Bluetooth is version 4.2 with Low Energy support. Improved: the aptX, aptX HD and LDAC codecs. All are higher quality than the basic SBC codec used in phones but to take advantage of them requires support in the speaker or headphones. Many – but not all – support aptX. Some newer models support aptX HD and very few support LDAC, which is a new codec from Sony. You’ll probably want high end Sony Bluetooth headphones and speakers for this. NFC is supported.

WiFi goes up to 802.11ac.

The LTE connectivity is, says Huawei, the “world’s fastest”, “supporting super-fast LTE connectivity and download speeds”. Both versions of the phone support dual SIMs.

Processing

The processor is Huawei’s own Kirin 970, up from the 960 of the Mate 9. With this one it has gone to 10nm fabrication. There are four 2.4GHz cores and four 1.8GHz cores, along with a Mali-G72 graphics processor and support for LPDDR4X memory. The processor supports Cat 18 LTE, which seems to mean download speeds of up to 1Gbps.

This is backed by 4GB of RAM in the Mate 10, and 6GB in the Mate 10 Pro.

Huawei Mate 10 Pro

And then there’s the Neural Network Processing Unit. Neural networking is a hot thing in computing these days. Actually, they’ve been talking about it for years. Basically, it shifts the paradigm of computing somewhat from high throughput in a small number of processors to a larger number of massively interconnected processors. Sort of like the brain, except that the human brain has, ahem, a hundred billion neurons.

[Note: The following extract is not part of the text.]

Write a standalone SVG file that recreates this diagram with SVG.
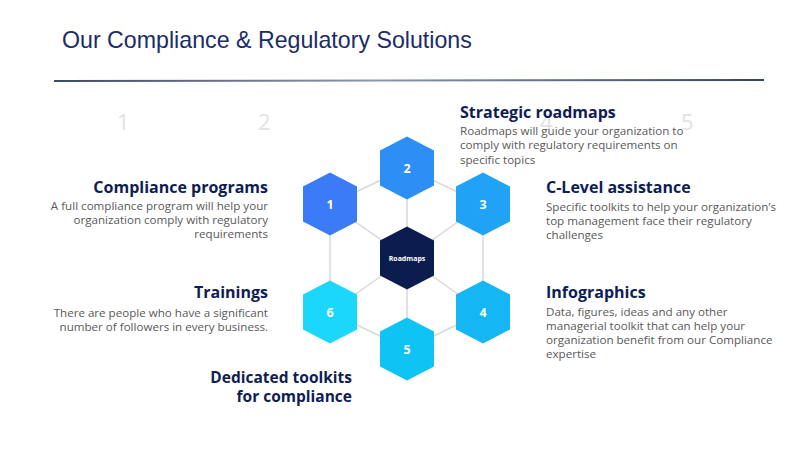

Anyway, here’s what Huawei has to say on the NPU:

The specialised NPU, combined with Huawei’s innovative HiAI mobile computing platform, means the Kirin 970 delivers 25x better performance and 50x greater energy efficiency for AI-related tasks,  compared to four Cortex-A73 cores.

That thing about HiAI might be important. The platform “is an open, mobile AI computing platform for third parties to create new and imaginative AI applications”. If it really is open, the developer world ought to be producing interesting new products and capabilities in short order.

The Huawei Mate 10 comes with 64GB of storage, while the Mate 10 Pro includes 128GB and a “Porsche Design Huawei Mate 10” model – this seems to a fancier version of the Mate 10 Pro, and there’s no word on release in Australia – packs 256GB.

The storage level of the Mate 10 Pro is fixed, but you can add microSD storage to the standard Mate 10 to increase its capacity.*

The phones run Android Oreo 8.0 with Huawei’s own EMUI 8.0 skin.

Camera

The camera is the same as that in the Mate 9, and very different as well. It’s the same in that it is a dual camera Leica collaboration with 12 megapixel colour unit and a 20 megapixel monochrome one, along with some fancy image processing that combines the two. But rather than f/2.2, both of these camera have a maximum f/1.6 aperture. That is, I think, the widest on the market at the moment. They use Leica SUMMILUX-H lenses.

The monochrome camera is a kind of assistant, helping with focus and providing additional data to allow the colour image to be tweaked. Naturally it includes the ability to fake softer bokeh. There’s also a “2x Hybrid Zoom”, which would appear to work the other way around, using the colour information from the colour unit to colourise the tighter monochrome image.

There’s optical image stabilisation and just about all possible auto focus features: Phase Detection, Contrast, Laser and Depth.

Video of up to 4K is supported.

The front camera is an 8 megapixel, f/2.0 unit.

Battery

Both phones use 4000mAh batteries with low voltage fast charge support. Huawei says that from a mere 1% charge, ten minutes will get it to 20% and half an hour will take it up to 58% charged. Impressive.

The Huawei Mate 10 will be available in black from 15 November 2017 via Vodafone and Open Channel for $899. The Huawei Mate 10 Pro with a blue finish can be purchased from Optus from 4 December 2017 for $1099.


* Updated after confirming water rating and memory card status.